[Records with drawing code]
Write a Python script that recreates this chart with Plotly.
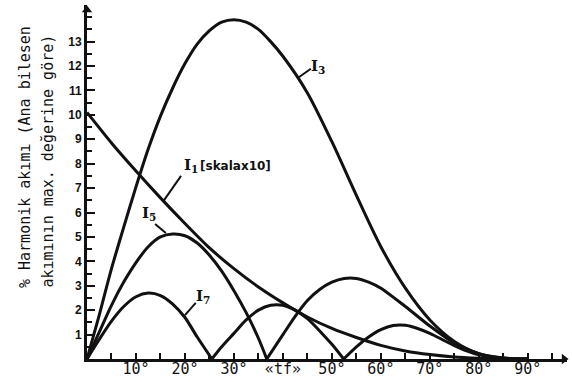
import plotly.graph_objects as go

# ---- data (angle in degrees, current in %) ----
theta_i1 = [0, 5, 10, 15, 20, 25, 30, 35, 40, 45, 50, 55, 60, 65, 70, 75, 80, 85, 90]
i1_scaled = [10.1, 8.85, 7.7, 6.6, 5.55, 4.55, 3.7, 2.95, 2.3, 1.72, 1.25, 0.88,
             0.56, 0.33, 0.18, 0.08, 0.03, 0.0, 0.0]

theta_i3 = [0, 2.5, 5, 7.5, 10, 12.5, 15, 17.5, 20, 22.5, 25, 27.5, 30, 32.5, 35,
            37.5, 40, 45, 50, 55, 60, 65, 70, 75, 80, 85, 90]
i3 = [0, 1.8, 3.7, 5.4, 7.05, 8.6, 9.95, 11.1, 12.1, 12.9, 13.45, 13.8, 13.9, 13.8,
      13.5, 13.0, 12.4, 10.9, 8.9, 6.7, 4.6, 2.9, 1.6, 0.72, 0.22, 0.04, 0]

theta_i5 = [0, 2.5, 5, 7.5, 10, 12.5, 15, 17.5, 20, 22.5, 25, 27.5, 30, 32.5, 35, 36.7,
            None,
            36.7, 40, 42.5, 45, 47.5, 50, 52.5, 55, 57.5, 60, 65, 70, 75, 80, 85, 90]
i5 = [0, 1.1, 2.2, 3.15, 3.95, 4.6, 5.0, 5.12, 5.05, 4.75, 4.25, 3.6, 2.8, 1.9, 0.85, 0,
      None,
      0, 1.0, 1.75, 2.4, 2.85, 3.15, 3.3, 3.3, 3.15, 2.9, 2.15, 1.35, 0.65, 0.22, 0.04, 0]

theta_i7 = [0, 2.5, 5, 7.5, 10, 12.5, 15, 17.5, 20, 22.5, 25.5,
            None,
            25.5, 27.5, 30, 32.5, 35, 37.5, 40, 42.5, 45, 47.5, 50, 52.4,
            None,
            52.4, 55, 57.5, 60, 62.5, 65, 67.5, 70, 72.5, 75, 77.5, 80, 85, 90]
i7 = [0, 0.8, 1.55, 2.15, 2.55, 2.7, 2.6, 2.25, 1.7, 0.9, 0,
      None,
      0, 0.5, 1.05, 1.6, 2.0, 2.2, 2.2, 2.0, 1.65, 1.15, 0.6, 0,
      None,
      0, 0.5, 0.9, 1.2, 1.37, 1.38, 1.25, 1.05, 0.8, 0.55, 0.33, 0.17, 0.03, 0]

x_tickvals = [10, 20, 30, 40, 50, 60, 70, 80, 90]
x_ticktext = ["10°", "20°", "30°", "«tf»", "50°", "60°", "70°", "80°", "90°"]
y_tickvals = list(range(1, 14))

X_MAX = 98
Y_MAX = 14.5
INK = "#111111"
LW = 3

fig = go.Figure()
for xs, ys in [(theta_i1, i1_scaled), (theta_i3, i3), (theta_i5, i5), (theta_i7, i7)]:
    fig.add_trace(go.Scatter(x=xs, y=ys, mode="lines",
                             line=dict(color=INK, width=LW, shape="spline", smoothing=0.8),
                             connectgaps=False, hoverinfo="skip"))

# axis-end arrowheads
fig.add_trace(go.Scatter(x=[0, X_MAX - 0.6], y=[Y_MAX - 0.2, 0], mode="markers",
                         marker=dict(symbol=["triangle-up", "triangle-right"], size=9,
                                     color=INK),
                         cliponaxis=False, hoverinfo="skip"))

fig.update_layout(
    width=572, height=382,
    margin=dict(l=87, r=5, t=5, b=23),
    paper_bgcolor="white", plot_bgcolor="white",
    showlegend=False,
    xaxis=dict(range=[0, X_MAX], showgrid=False, zeroline=False,
               showline=True, linewidth=3, linecolor=INK,
               tickmode="array", tickvals=x_tickvals, ticktext=x_ticktext,
               ticks="inside", ticklen=6, tickwidth=2, tickcolor=INK,
               ticklabelstandoff=-6,
               tickfont=dict(family="DejaVu Sans Mono", size=15, color=INK),
               minor=dict(dtick=5, tick0=0, ticks="inside", ticklen=6,
                          tickwidth=2, tickcolor=INK),
               automargin=False),
    yaxis=dict(range=[0, Y_MAX], showgrid=False, zeroline=False,
               showline=True, linewidth=3, linecolor=INK,
               tickmode="array", tickvals=y_tickvals,
               ticks="inside", ticklen=8, tickwidth=2, tickcolor=INK,
               tickfont=dict(family="Liberation Sans", size=12, color=INK, weight="bold"),
               minor=dict(dtick=0.5, tick0=0, ticks="inside", ticklen=5,
                          tickwidth=2, tickcolor=INK),
               automargin=False),
)

# y-axis title (two rotated lines)
title_font = dict(family="DejaVu Sans Mono", size=15, color=INK)
fig.add_annotation(text="% Harmonik akımı (Ana bilesen", xref="paper", yref="paper",
                   x=-0.129, y=0.195, xanchor="center", yanchor="bottom",
                   textangle=-90, showarrow=False, font=title_font)
fig.add_annotation(text="akımının max. değerine göre)", xref="paper", yref="paper",
                   x=-0.081, y=0.195, xanchor="center", yanchor="bottom",
                   textangle=-90, showarrow=False, font=title_font)

# curve labels
lab_font = dict(family="DejaVu Serif", size=15, color=INK, weight="bold")
fig.add_annotation(text="I<sub>3</sub>", x=47.1, y=11.97, showarrow=False, font=lab_font)
fig.add_annotation(text="I<sub>1</sub>", x=19.4, y=7.91, xanchor="left",
                   showarrow=False, font=lab_font)
fig.add_annotation(text="[skalax10]", x=22.6, y=7.91, xanchor="left", showarrow=False,
                   font=dict(family="DejaVu Sans", size=12, color=INK, weight="bold"))
fig.add_annotation(text="I<sub>5</sub>", x=12.65, y=5.98, showarrow=False, font=lab_font)
fig.add_annotation(text="I<sub>7</sub>", x=23.7, y=2.54, showarrow=False, font=lab_font)

# leader lines
for x0, y0, x1, y1 in [(45.7, 11.89, 43.1, 11.52),
                       (19.2, 7.5, 15.7, 6.5),
                       (13.9, 5.53, 16.1, 5.16),
                       (22.2, 2.30, 20.0, 1.80)]:
    fig.add_shape(type="line", x0=x0, y0=y0, x1=x1, y1=y1, xref="x", yref="y",
                  line=dict(color=INK, width=2))

fig.write_html("out.html", config={"displayModeBar": False},
               post_script="document.body.style.margin='0';document.body.style.overflow='hidden';")
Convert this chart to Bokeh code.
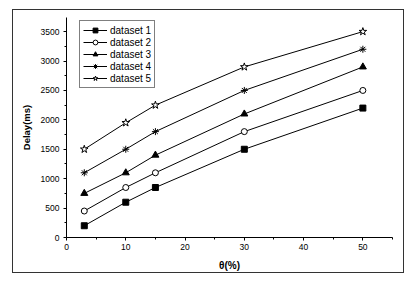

▶ BRIEF
Write down every line from the opening of the listing to the line with "0.56, 0.33, 0.18, 0.08, 0.03, 0.0, 0.0]", both included, and nothing else; the pictures are omitted.

▶ FINISHED EXERCISE
Write a Python script that recreates this chart with Plotly.
import plotly.graph_objects as go

# ---- data (angle in degrees, current in %) ----
theta_i1 = [0, 5, 10, 15, 20, 25, 30, 35, 40, 45, 50, 55, 60, 65, 70, 75, 80, 85, 90]
i1_scaled = [10.1, 8.85, 7.7, 6.6, 5.55, 4.55, 3.7, 2.95, 2.3, 1.72, 1.25, 0.88,
             0.56, 0.33, 0.18, 0.08, 0.03, 0.0, 0.0]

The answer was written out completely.